In the film, a German woman works as a secretary in New York City, while trying to publish her novel. Within a few days, she is fired from her job, her manuscript is rejected, and she has a disastrous blind date. She has a mental breakdown and randomly waves a gun in the air. She is mistaken for a mugger, and a couple hands over their coats to her. The coats contain a signed photograph of a recent female acquaintance of the writer, and the writer unwittingly gets involved in a criminal case connected to this mystery woman.

== Plot ==
The film centers on a German woman, Elaine Hines, living in New York City with aspirations of becoming a novelist. Reality settles in when Elaine loses her secretary job at a toilet seat company. Her agent calls her manuscript unsellable and not sexy enough before dropping her as a client.

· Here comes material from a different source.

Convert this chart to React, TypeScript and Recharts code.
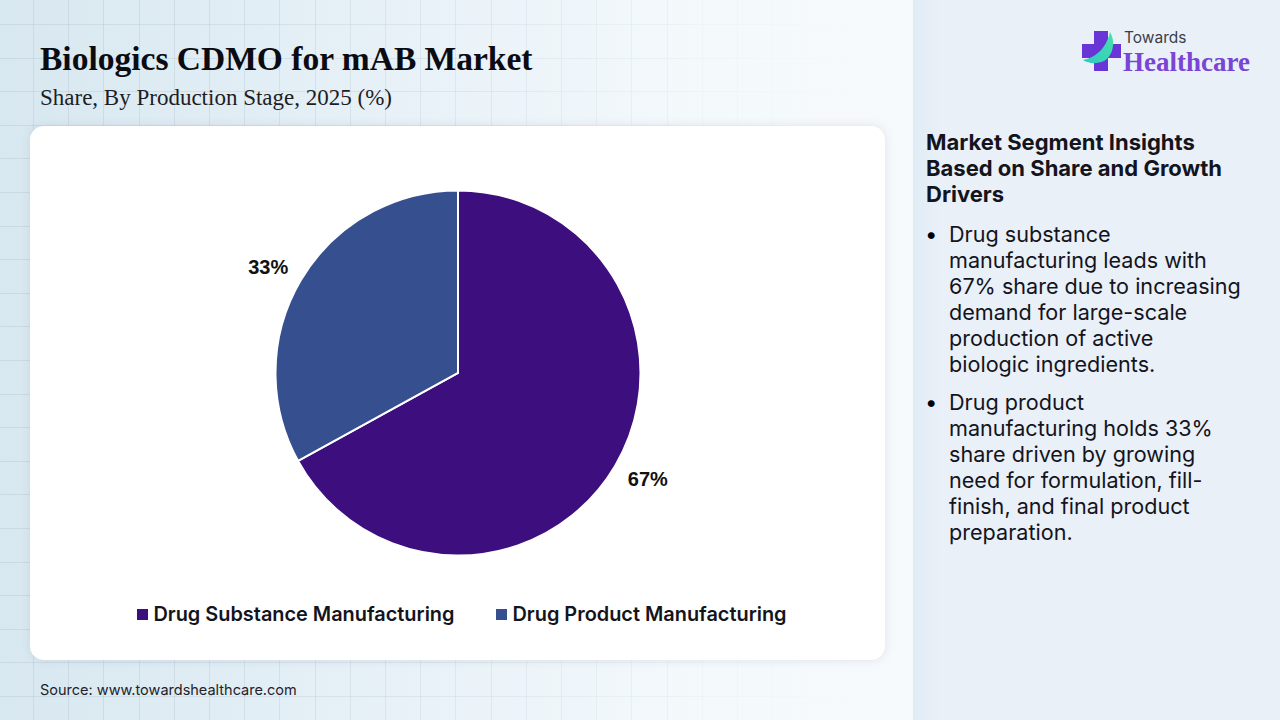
import React from 'react';
import { PieChart, Pie, Cell, Legend } from 'recharts';

const stages = ['Drug Substance Manufacturing', 'Drug Product Manufacturing'];
const shares = [67, 33];
const colors = ['#3d0f7e', '#364f8f'];

const insightTitle = ['Market Segment Insights', 'Based on Share and Growth', 'Drivers'];
const insightOne = [
  'Drug substance',
  'manufacturing leads with',
  '67% share due to increasing',
  'demand for large-scale',
  'production of active',
  'biologic ingredients.',
];
const insightTwo = [
  'Drug product',
  'manufacturing holds 33%',
  'share driven by growing',
  'need for formulation, fill-',
  'finish, and final product',
  'preparation.',
];

const chartData = stages.map((name, i) => ({ name, value: shares[i] }));

const sans = 'Inter, sans-serif';
const serif = '"Liberation Serif", serif';

const RAD = Math.PI / 180;

// outside labels, pushed out a bit further horizontally like the original
const renderLabel = ({ cx, cy, midAngle, outerRadius, value }: any) => {
  const x = cx + (outerRadius + 38) * Math.cos(-midAngle * RAD);
  const y = cy + (outerRadius + 26) * Math.sin(-midAngle * RAD);
  return (
    <text
      x={x}
      y={y}
      textAnchor="middle"
      dominantBaseline="central"
      fill="#111"
      fontFamily='"Liberation Sans", sans-serif'
      fontWeight={700}
      fontSize={20}
    >
      {`${value}%`}
    </text>
  );
};

const place = (left: number, top: number): React.CSSProperties => ({
  position: 'absolute',
  left,
  top,
  whiteSpace: 'nowrap',
});

const Lines = ({ lines, left, top, weight, size = 22 }: { lines: string[]; left: number; top: number; weight: number; size?: number }) => (
  <>
    {lines.map((line, i) => (
      <div
        key={line}
        style={{
          ...place(left, top + i * 26),
          fontFamily: sans,
          fontSize: size,
          lineHeight: '26px',
          fontWeight: weight,
          color: '#14141c',
        }}
      >
        {line}
      </div>
    ))}
  </>
);

const Logo = () => (
  <svg width={70} height={46} style={place(1080, 28)}>
    <defs>
      <linearGradient id="leaf" x1="0" y1="1" x2="1" y2="0">
        <stop offset="0%" stopColor="#2fc9c4" />
        <stop offset="100%" stopColor="#45e3a8" />
      </linearGradient>
    </defs>
    <path d="M14 3 H28 V16 H41 V30 H28 V43 H14 V30 H2 V16 H14 Z" fill="#6a35d6" />
    <path d="M3 32 C14 30 26 22 30 4 C36 14 33 28 24 33 C17 36 9 36 3 32 Z" fill="url(#leaf)" />
  </svg>
);

export default function App() {
  return (
    <div
      style={{
        position: 'absolute',
        left: 0,
        top: 0,
        width: 1280,
        height: 720,
        overflow: 'hidden',
        background: 'linear-gradient(90deg, #d8e8f0 0%, #e4eff6 25%, #f4f9fc 55%, #f9fbfe 100%)',
      }}
    >
      <style>{`.recharts-legend-item svg { position: relative; top: -3px; }`}</style>
      <div
        style={{
          position: 'absolute',
          left: 0,
          top: 0,
          width: 913,
          height: 720,
          backgroundImage:
            'repeating-linear-gradient(90deg, transparent 0 33px, rgba(180,198,208,0.42) 33px 34px, transparent 34px 35.2px), repeating-linear-gradient(180deg, transparent 0 24px, rgba(180,198,208,0.42) 24px 25px, transparent 25px 33.6px)',
          WebkitMaskImage: 'linear-gradient(90deg, #000 0%, rgba(0,0,0,0.7) 45%, rgba(0,0,0,0.1) 85%, transparent 100%)',
        }}
      />
      <div
        style={{
          position: 'absolute',
          left: 913,
          top: 0,
          width: 367,
          height: 720,
          background: 'linear-gradient(90deg, #e1ecf6 0%, #e9f0f8 8%, #e9f0f8 100%)',
        }}
      />

      <div style={{ ...place(40, 40), fontFamily: serif, fontWeight: 700, fontSize: 33.5, lineHeight: '38px', color: '#0b0b12' }}>
        Biologics CDMO for mAB Market
      </div>
      <div style={{ ...place(40, 85), fontFamily: serif, fontSize: 23, lineHeight: '26px', color: '#1d1d25' }}>
        Share, By Production Stage, 2025 (%)
      </div>

      <div
        style={{
          position: 'absolute',
          left: 30,
          top: 126,
          width: 855,
          height: 534,
          background: '#fff',
          borderRadius: 14,
          boxShadow: '0 0 10px rgba(120,130,150,0.18)',
        }}
      >
        <PieChart width={855} height={534} margin={{ top: 0, right: 0, bottom: 0, left: 0 }}>
          <Pie
            data={chartData}
            dataKey="value"
            nameKey="name"
            cx={428}
            cy={247}
            outerRadius={182.5}
            startAngle={90}
            endAngle={-270}
            stroke="#fff"
            strokeWidth={2}
            label={renderLabel}
            labelLine={false}
            isAnimationActive={false}
          >
            {chartData.map((entry, index) => (
              <Cell key={`cell-${index}`} fill={colors[index]} />
            ))}
          </Pie>
          <Legend
            verticalAlign="bottom"
            iconType="square"
            iconSize={11}
            itemSorter={null}
            wrapperStyle={{ left: 73, top: 476, width: 760, bottom: 'auto', textAlign: 'left' }}
            formatter={(value) => (
              <span style={{ color: '#14141c', fontFamily: sans, fontSize: 19.9, fontWeight: 600, marginLeft: 1, marginRight: 32 }}>{value}</span>
            )}
          />
        </PieChart>
      </div>

      <div style={{ ...place(40, 681), fontFamily: sans, fontSize: 14.5, lineHeight: '18px', color: '#22222a' }}>
        Source: www.towardshealthcare.com
      </div>

      <Logo />
      <div style={{ ...place(1124, 28), fontFamily: sans, fontSize: 15.5, lineHeight: '20px', color: '#3b3f4a' }}>Towards</div>
      <div style={{ ...place(1123, 46), fontFamily: serif, fontWeight: 700, fontSize: 27, lineHeight: '32px', color: '#7a45d6' }}>
        Healthcare
      </div>

      <Lines lines={insightTitle} left={926} top={129} weight={700} />
      <div style={{ ...place(925, 221), fontFamily: sans, fontSize: 22, lineHeight: '26px' }}>•</div>
      <Lines lines={insightOne} left={949} top={221} weight={400} size={21.6} />
      <div style={{ ...place(925, 389), fontFamily: sans, fontSize: 22, lineHeight: '26px' }}>•</div>
      <Lines lines={insightTwo} left={949} top={389} weight={400} size={21.6} />
    </div>
  );
}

As if life couldn't get more unbearable for Elaine, her unexpected blind date turns disastrous. She runs out in the rain, waving a gun in the air in a mental breakdown. A couple sees her in the rain, assuming she has some violent tendencies. Afraid for their lives, they give Elaine their coats. Inside one of the coats' pockets is a picture of a blonde woman she previously encountered, signed "Forever, Lulu" and an address. From this point, Elaine's life takes a crazy turn that involves gangsters, money, drugs, a handsome cop and the mystery blonde in the photograph.

==Cast==
- Hanna Schygulla as Elaine
- Debbie Harry as Lulu
- Alec Baldwin as Buck
- Annie Golden as Diana
- Paul Gleason as Robert
- Ruth Westheimer as Dr. Ruth Westheimer (herself)
- Raymond Serra as Alphonse
- George Kyle as Pepe
- Harold Guskin as Archie
- Bill Corsair as Blackmailer
- Jonathan Freeman as Don
- Amos Kollek as Larry
- Charles Ludlam as Harvey
- Kathleen Gati as Lisa
- Beatrice Pons as Fortune Teller
- Sally-Jane Heit as Martha
- Helen Lloyd Breed as Landlady
- Justine Johnston as Judith Cabot
- Susan Blommaert as Jackie Coles
- Kenny Marino as Detective Calhoun
- Joanne Carlo as Donna
- Wayne Knight as Stevie

== Box office information ==
According to Box Office Mojo, Forever, Lulu grossed $36,786 in its brief North American theatrical run.

==Home media==
RCA/Columbia Pictures Home Video released Forever, Lulu on VHS in late 1987. Sony Pictures Home Entertainment (successor to RCA/Columbia Pictures Home Video) officially released this on DVD in 2005. It was released by other home entertainment distributors under the alternate title, Crazy Streets. Some DVD copies portrayed either Alec Baldwin or Deborah Harry on the cover, even though they are featured in supporting roles.